* [Challenge]
Leaving out all pictures, please print only the lines from the one containing "Recreate this image" through the one containing "plt.rcParams['font.family'] = ['Liberation".

* [Provided data]
%%
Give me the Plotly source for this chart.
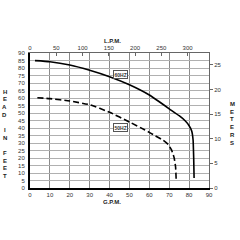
import plotly.graph_objects as go

# Data
gpm_60 = [2.5, 10, 20, 30, 40, 50, 60, 65, 70, 75, 78, 80, 81.3, 82.0, 82.3, 82.5]
head_60 = [84.9, 84.2, 82.0, 78.5, 74.2, 68.8, 62.0, 57.5, 52.8, 48.2, 44.8, 41.5, 38.0, 32.0, 20.0, 6.7]

gpm_50 = [3.7, 10, 20, 30, 40, 50, 57.8, 63, 67, 69.5, 71.2, 72.5, 73.2, 73.5]
head_50 = [60.2, 59.6, 58.0, 55.5, 50.5, 44.0, 38.7, 34.8, 31.8, 29.0, 25.3, 20.0, 14.0, 5.3]

gpm_ticks = [0, 10, 20, 30, 40, 50, 60, 70, 80, 90]
lpm_ticks = [0, 50, 100, 150, 200, 250, 300]
feet_ticks = [0, 5, 10, 15, 20, 25, 30, 35, 40, 45, 50, 55, 60, 65, 70, 75, 80, 85, 90]
meter_ticks = [0, 5, 10, 15, 20, 25]

GPM_MAX = 90
FT_MAX = 90
LPM_PER_GPM = 3.78541
M_PER_FT = 0.3048

font_ticks = dict(family="Liberation Sans, Arial, sans-serif", size=6, color="#333")
font_title = dict(family="Liberation Sans, Arial, sans-serif", size=6, color="#222")

fig = go.Figure()
fig.add_trace(go.Scatter(x=gpm_60, y=head_60, mode="lines",
                         line=dict(color="black", width=1.6, shape="spline", smoothing=0.4),
                         showlegend=False, hoverinfo="skip"))
fig.add_trace(go.Scatter(x=gpm_50, y=head_50, mode="lines",
                         line=dict(color="black", width=1.6, dash="6px,3px", shape="spline", smoothing=0.4),
                         showlegend=False, hoverinfo="skip"))
# invisible traces to activate secondary axes
fig.add_trace(go.Scatter(x=[0], y=[0], xaxis="x2", yaxis="y", mode="markers",
                         marker=dict(opacity=0), showlegend=False, hoverinfo="skip"))
fig.add_trace(go.Scatter(x=[0], y=[0], xaxis="x", yaxis="y2", mode="markers",
                         marker=dict(opacity=0), showlegend=False, hoverinfo="skip"))

fig.update_layout(
    width=240, height=240,
    margin=dict(l=30, r=31, t=53, b=52),
    paper_bgcolor="white", plot_bgcolor="white",
    xaxis=dict(range=[0, GPM_MAX], tickvals=gpm_ticks, showgrid=True, gridcolor="#8a8a8a", gridwidth=1,
               showline=True, linecolor="black", linewidth=2, ticks="", tickfont=font_ticks,
               zeroline=False, fixedrange=True, ticklabelstandoff=0),
    xaxis2=dict(range=[0, GPM_MAX * LPM_PER_GPM], tickvals=lpm_ticks, overlaying="x", side="top",
                showgrid=False, showline=True, linecolor="#666", linewidth=1, ticks="inside",
                ticklen=3, tickcolor="#666", tickfont=font_ticks, zeroline=False, fixedrange=True),
    yaxis=dict(range=[0, FT_MAX], tickvals=feet_ticks, showgrid=True, gridcolor="#b0b0b0", gridwidth=1,
               showline=True, linecolor="black", linewidth=2, ticks="", tickfont=font_ticks,
               zeroline=False, fixedrange=True, ticklabelstandoff=2),
    yaxis2=dict(range=[0, FT_MAX * M_PER_FT], tickvals=meter_ticks, overlaying="y", side="right",
                showgrid=False, showline=True, linecolor="#666", linewidth=1, ticks="outside",
                ticklen=3, tickcolor="#666", tickfont=font_ticks, zeroline=False, fixedrange=True),
)

def px(xp, yp):
    return (xp - 30) / (240 - 30 - 31), (240 - 52 - yp) / (240 - 53 - 52)

ann = []
for txt, (xp, yp) in [("<b>L.P.M.</b>", (112, 41.5)), ("<b>G.P.M.</b>", (112, 201.5))]:
    xx, yy = px(xp, yp)
    ann.append(dict(text=txt, x=xx, y=yy, xref="paper", yref="paper", showarrow=False, font=font_title))

left_letters = ["H", "E", "A", "D", "", "I", "N", "", "F", "E", "E", "T"]
for i, ch in enumerate(left_letters):
    if ch:
        xx, yy = px(4.5, 91.7 + i * 7.66)
        ann.append(dict(text="<b>" + ch + "</b>", x=xx, y=yy, xref="paper", yref="paper",
                        showarrow=False, font=font_title))
right_letters = ["M", "E", "T", "E", "R", "S"]
for i, ch in enumerate(right_letters):
    xx, yy = px(232, 104 + i * 7.7)
    ann.append(dict(text="<b>" + ch + "</b>", x=xx, y=yy, xref="paper", yref="paper",
                    showarrow=False, font=font_title))

box_font = dict(family="Liberation Sans, Arial, sans-serif", size=5, color="#333")
ann.append(dict(text="<b>60HZ</b>", x=45.7, y=75.5, xref="x", yref="y", showarrow=False,
                font=box_font, bordercolor="#555", borderwidth=1, borderpad=0.5, bgcolor="white"))
ann.append(dict(text="<b>50HZ</b>", x=45.7, y=40.5, xref="x", yref="y", showarrow=False,
                font=box_font, bordercolor="#555", borderwidth=1, borderpad=0.5, bgcolor="white"))

for a in ann:
    a.setdefault("xanchor", "center")
    a.setdefault("yanchor", "middle")
fig.update_layout(annotations=ann)

fig.write_html("out.html")
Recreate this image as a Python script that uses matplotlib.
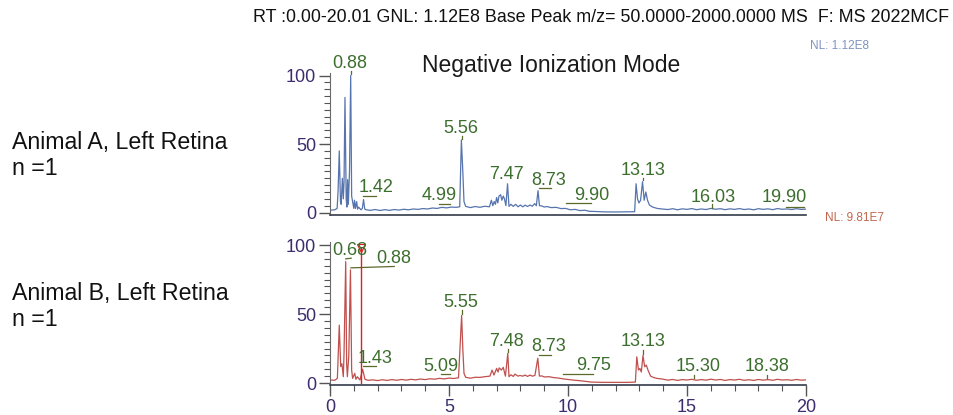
import matplotlib
matplotlib.use('Agg')
import matplotlib.pyplot as plt

plt.rcParams['font.family'] = ['Liberation Sans', 'DejaVu Sans']

time_a = [0.05, 0.20, 0.30, 0.34, 0.39, 0.44, 0.47, 0.52, 0.56, 0.59, 0.63, 0.68, 0.71, 0.74, 0.77,
          0.82, 0.87, 0.91, 0.95, 1.00, 1.03, 1.07, 1.12, 1.16, 1.20, 1.30, 1.36, 1.41, 1.46, 1.52,
          1.7, 1.9, 2.1, 2.3, 2.5, 2.7, 2.9, 3.1, 3.3, 3.5, 3.7, 3.9, 4.1, 4.3, 4.5, 4.7, 4.9, 5.1,
          5.3, 5.45, 5.52, 5.58, 5.63, 5.70, 5.9, 6.1, 6.3, 6.5, 6.7, 6.78, 6.84, 6.90, 6.95, 7.00,
          7.05, 7.10, 7.17, 7.22, 7.28, 7.33, 7.39, 7.46, 7.52, 7.60, 7.70, 7.80, 7.90, 8.00, 8.10,
          8.20, 8.30, 8.40, 8.50, 8.60, 8.67, 8.74, 8.80, 8.90, 9.0, 9.1, 9.3, 9.5, 9.7, 9.9, 10.1,
          10.3, 10.5, 10.7, 10.9, 11.1, 11.5, 12.0, 12.5, 12.8, 12.86, 12.92, 12.98, 13.05, 13.13,
          13.20, 13.27, 13.34, 13.42, 13.55, 13.75, 14.0,
          14.2, 14.4, 14.6, 14.8, 15.0, 15.2, 15.4, 15.6, 15.8, 16.0, 16.2, 16.4, 16.6, 16.8, 17.0,
          17.2, 17.4, 17.6, 17.8, 18.0, 18.2, 18.4, 18.6, 18.8, 19.0, 19.2, 19.4, 19.6, 19.8, 20.0]
intensity_a = [1.8, 2.0, 3.0, 16, 45, 8, 6, 25, 10, 22, 84, 10, 4, 24, 6,
               30, 100, 12, 8, 3, 9, 3, 8, 2.5, 4, 2, 3, 9.5, 2.5, 2,
               1.6, 2.2, 1.5, 2.1, 1.6, 2.2, 1.8, 2.4, 2.0, 2.6, 2.3, 2.9, 2.6, 3.3, 3.0, 3.8, 3.4, 4.0,
               3.8, 4.2, 53, 30, 8, 4.5, 3.6, 4.4, 3.8, 4.6, 4.2, 9, 5, 8, 6, 11,
               7, 12, 13, 9, 12, 10, 5, 21, 4.5, 6, 4.5, 6, 4.2, 5.5, 4.2,
               5.4, 4.4, 5.5, 4.6, 6.5, 5, 16, 5, 4.8, 4.0, 4.4, 3.6, 3.8, 2.9, 3.0, 2.0,
               2.3, 1.4, 1.7, 0.9, 0.8, 0.5, 0.4, 0.5, 0.6, 21, 10, 7, 9, 22.5,
               9, 15, 9, 5.5, 4, 3, 2.5,
               2.2, 2.8, 2.0, 2.7, 2.3, 2.9, 2.1, 2.6, 2.2, 3.0, 2.4, 2.8, 2.1, 2.7, 2.3,
               2.9, 2.2, 2.6, 2.0, 2.8, 2.3, 2.7, 2.1, 2.9, 2.4, 2.6, 2.2, 2.8, 2.3, 2.5]

time_b = [0.05, 0.20, 0.31, 0.39, 0.45, 0.50, 0.56, 0.59, 0.66, 0.70, 0.73, 0.79, 0.86, 0.91, 0.95,
          1.04, 1.09, 1.15, 1.26, 1.37, 1.47, 1.6,
          1.8, 2.0, 2.2, 2.4, 2.6, 2.8, 3.0, 3.2, 3.4, 3.6, 3.8, 4.0, 4.2, 4.4, 4.6, 4.8, 5.0, 5.2,
          5.4, 5.53, 5.58, 5.63, 5.70, 5.9, 6.1, 6.3, 6.5, 6.72, 6.81, 6.89, 7.00, 7.06, 7.11, 7.20,
          7.28, 7.37, 7.47, 7.52, 7.60, 7.70, 7.77, 7.90, 7.98, 8.10, 8.20, 8.30, 8.40, 8.50, 8.61,
          8.73, 8.80, 8.90, 9.0, 9.2, 9.38, 9.6, 9.8, 9.94, 10.1, 10.3, 10.5, 10.7, 10.99, 11.5,
          12.0, 12.5, 12.83, 12.89, 12.96, 13.02, 13.08, 13.15, 13.22, 13.29, 13.36, 13.47, 13.6,
          13.73, 14.0,
          14.2, 14.4, 14.6, 14.8, 15.0, 15.2, 15.4, 15.6, 15.8, 16.0, 16.2, 16.4, 16.6, 16.8, 17.0,
          17.2, 17.4, 17.6, 17.8, 18.0, 18.2, 18.4, 18.6, 18.8, 19.0, 19.2, 19.4, 19.6, 19.8, 20.0]
intensity_b = [2.2, 2.0, 3.4, 42, 12, 14, 4.6, 21.5, 88, 14, 4.6, 20, 82, 9.4, 3.4,
               7, 2.7, 4.6, 2.2, 10, 2.7, 2.0,
               2.3, 1.8, 2.4, 1.9, 2.5, 2.0, 2.6, 2.1, 2.7, 2.3, 2.9, 2.5, 3.1, 2.8, 3.4, 3.0, 3.6, 3.3,
               3.8, 49, 25, 7, 4.2, 3.5, 4.2, 4.1, 4.6, 5, 9.4, 5.8, 10.6, 8, 11, 9.4,
               11.4, 5, 21.5, 4.6, 6, 4.8, 6.5, 5, 5.5, 5, 5.8, 4.8, 5.8, 5, 5.5,
               18, 5, 5.2, 4.4, 4.6, 4.0, 3.6, 3.0, 2.7, 2.4, 2.0, 1.7, 1.3, 0.7, 0.5,
               0.5, 0.5, 0.7, 19, 9.4, 10.6, 8, 20, 11.8, 13, 9.4, 5, 4,
               3.4, 2.8,
               2.1, 2.6, 1.9, 2.5, 2.2, 2.7, 2.0, 2.5, 2.1, 2.8, 2.2, 2.6, 1.9, 2.5, 2.2,
               2.7, 2.0, 2.4, 1.9, 2.6, 2.1, 2.5, 2.0, 2.7, 2.2, 2.4, 2.0, 2.6, 2.1, 2.3]

peaks_a = ['0.88', '1.42', '4.99', '5.56', '7.47', '8.73', '9.90', '13.13', '16.03', '19.90']
peaks_b = ['0.68', '0.88', '1.43', '5.09', '5.55', '7.48', '8.73', '9.75', '13.13', '15.30', '18.38']

sample_a = 'Animal A, Left Retina\nn =1'
sample_b = 'Animal B, Left Retina\nn =1'
header = 'RT :0.00-20.01 GNL: 1.12E8 Base Peak m/z= 50.0000-2000.0000 MS  F: MS 2022MCF'
nl_a = 'NL: 1.12E8'
nl_b = 'NL: 9.81E7'

# Colores
blue = '#5674ad'
red = '#c0504d'
green = '#3c6e2e'
olive = '#5b6b2a'
tick_col = '#3d2d6e'
spine_col = '#333c4a'

# Posicion de las etiquetas (x, y) y conectores
pos_a = [(0.85, 109), (1.92, 18), (4.58, 12.5), (5.50, 61.5), (7.42, 28), (9.19, 23.5),
         (11.0, 12.5), (13.14, 30.4), (16.08, 11.3), (19.08, 11.3)]
pos_b = [(0.85, 96.3), (2.67, 90), (1.90, 17.8), (4.65, 11.7), (5.50, 58.5), (7.42, 30),
         (9.19, 26.3), (11.07, 12.9), (13.14, 30), (15.46, 11.7), (18.38, 11.7)]
segs_a = [((1.39, 1.92), (11.8, 11.8)), ((4.56, 5.03), (6.4, 6.4)), ((8.79, 9.27), (18, 18)),
          ((9.92, 10.96), (6.9, 6.9)), ((19.15, 19.9), (4, 4)),
          ((0.87, 0.87), (101, 103.5)), ((5.53, 5.53), (54, 56)), ((7.46, 7.46), (22, 22.5)),
          ((13.13, 13.13), (23.5, 25)), ((16.03, 16.03), (3.5, 6))]
segs_b = [((0.66, 0.89), (90, 90.5)), ((0.88, 2.7), (83.5, 84.5)), ((1.39, 1.92), (12.2, 12.2)),
          ((4.65, 5.03), (6.3, 6.3)), ((8.79, 9.30), (20.2, 20.2)), ((9.79, 11.05), (6.8, 6.8)),
          ((5.53, 5.53), (50, 53)), ((7.47, 7.47), (22.5, 24.5)), ((13.15, 13.15), (21, 24)),
          ((15.30, 15.30), (3.3, 6)), ((18.38, 18.38), (3.3, 6))]

fig = plt.figure(figsize=(9.54, 4.15), dpi=100)
ax1 = fig.add_axes([0.3459, 0.4829, 0.499, 0.3417])
ax2 = fig.add_axes([0.3459, 0.0720, 0.499, 0.3441])

for ax, t, y, col, labels, pos, segs in [(ax1, time_a, intensity_a, blue, peaks_a, pos_a, segs_a),
                                         (ax2, time_b, intensity_b, red, peaks_b, pos_b, segs_b)]:
    ax.plot(t, y, color=col, lw=0.9)
    for lab, (px, py) in zip(labels, pos):
        ax.text(px, py, lab, color=green, fontsize=13, ha='center', va='center', clip_on=False)
    for xs, ys in segs:
        ax.plot(xs, ys, color=olive, lw=0.9, clip_on=False)
    ax.set_xlim(0, 20)
    ax.set_ylim(-1.5, 102)
    ax.set_yticks([0, 50, 100])
    ax.set_yticks(range(0, 101, 5), minor=True)
    ax.set_xticks([0, 5, 10, 15, 20])
    ax.set_xticks(range(0, 21), minor=True)
    for s in ['top', 'right']:
        ax.spines[s].set_visible(False)
    ax.spines['left'].set_color('#6a6a6a')
    ax.spines['bottom'].set_color(spine_col)
    ax.spines['bottom'].set_linewidth(1.2)
    ax.tick_params(axis='both', which='major', length=8, width=1, color='#555555',
                   labelcolor=tick_col, labelsize=13, pad=2)
    ax.tick_params(axis='both', which='minor', length=4, width=0.8, color='#555555')
    ax.patch.set_alpha(0)

ax1.tick_params(axis='x', which='both', bottom=False, labelbottom=False)

# Cursor rojo en el panel inferior
ax2.plot([1.30, 1.30], [0, 98], color='#e02020', lw=1.0)
ax2.plot([1.30], [98], marker='v', ms=6, mfc='none', mec='#e02020', mew=0.9, clip_on=False)

fig.text(0.265, 0.959, header, fontsize=12.9, color='#111111', ha='left', va='center')
fig.text(0.578, 0.841, 'Negative Ionization Mode', fontsize=16.5, color='#1a1a1a',
         ha='center', va='center')
fig.text(0.849, 0.889, nl_a, fontsize=8.5, color='#7d93c0', ha='left', va='center')
fig.text(0.865, 0.474, nl_b, fontsize=8.5, color='#c0664f', ha='left', va='center')
fig.text(0.0126, 0.625, sample_a, fontsize=16.7, color='#111111', ha='left', va='center',
         linespacing=1.15)
fig.text(0.0126, 0.262, sample_b, fontsize=16.7, color='#111111', ha='left', va='center',
         linespacing=1.15)

plt.savefig('out.png', dpi=100)
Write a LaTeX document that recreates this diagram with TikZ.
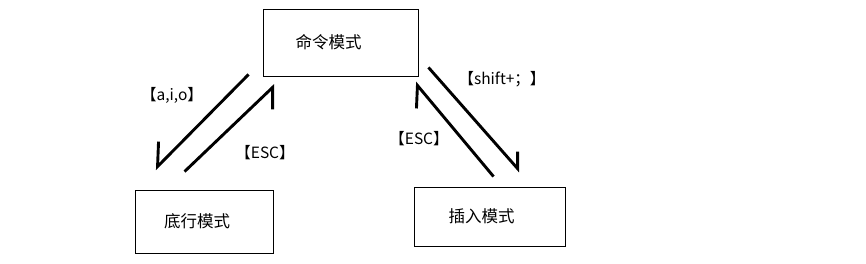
\documentclass[tikz,border=0pt]{standalone}
\usepackage{fontspec}
\setmainfont{Noto Sans CJK SC}
\usepackage{tikz}
\usetikzlibrary{positioning, calc}
\tikzset{
  modebox/.style={rectangle, draw=black, line width=0.9pt, fill=white,
                  font=\fontsize{16.5}{19}\selectfont},
  keylabel/.style={font=\fontsize{15.5}{18}\selectfont, inner sep=0pt},
  modearrow/.style={line width=2.9pt, color=black, line join=miter}
}

\begin{document}
\begin{tikzpicture}[x=1pt, y=-1pt]
  \useasboundingbox (0,0) rectangle (866,263);

  % the three modes
  \node[modebox, minimum width=155pt, minimum height=67pt] (cmd) at (340.5,42.5) {\hspace*{-24pt}命令模式};
  \node[modebox, minimum width=138pt, minimum height=63pt] (last) at (204,221.5) {\hspace*{-14pt}底行模式};
  \node[modebox, minimum width=151pt, minimum height=59pt] (ins) at (489.5,216.5) {\hspace*{-16pt}插入模式};

  % arrow ends near the boxes
  \coordinate (aio-from) at ($(cmd.south west)+(-14,-2)$);
  \coordinate (aio-to)   at ($(last.north west)+(23,-23)$);
  \coordinate (esc1-from) at ($(last.north west)+(50,-18)$);
  \coordinate (esc1-to)   at ($(cmd.south west)+(10,11)$);
  \coordinate (sh-from) at ($(cmd.south east)+(10,-9)$);
  \coordinate (sh-to)   at ($(ins.north west)+(104,-18)$);
  \coordinate (esc2-from) at ($(ins.north west)+(80,-10)$);
  \coordinate (esc2-to)   at ($(cmd.south east)+(-1,9)$);

  % connectors with one-sided heads
  \draw[modearrow] (aio-from) -- (aio-to) -- ++(1,-25);
  \draw[modearrow] (esc1-from) -- (esc1-to) -- ++(0,22);
  \draw[modearrow] (sh-from) -- (sh-to) -- ++(0,-17);
  \draw[modearrow] (esc2-from) -- (esc2-to) -- ++(-1,23);

  % key labels
  \node[keylabel] (aio-lbl)  at (172,95)  {【a,i,o】};
  \node[keylabel] (esc1-lbl) at (265,153) {【ESC】};
  \node[keylabel] (esc2-lbl) at (419,139) {【ESC】};
  \node[keylabel] (sh-lbl)   at (502,79)  {【shift+；】};
\end{tikzpicture}
\end{document}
%%
* [The completed task]
Recreate this image as a Python script that uses matplotlib.
import matplotlib
matplotlib.use('Agg')
import matplotlib.pyplot as plt

plt.rcParams['font.family'] = ['Liberation Sans', 'DejaVu Sans']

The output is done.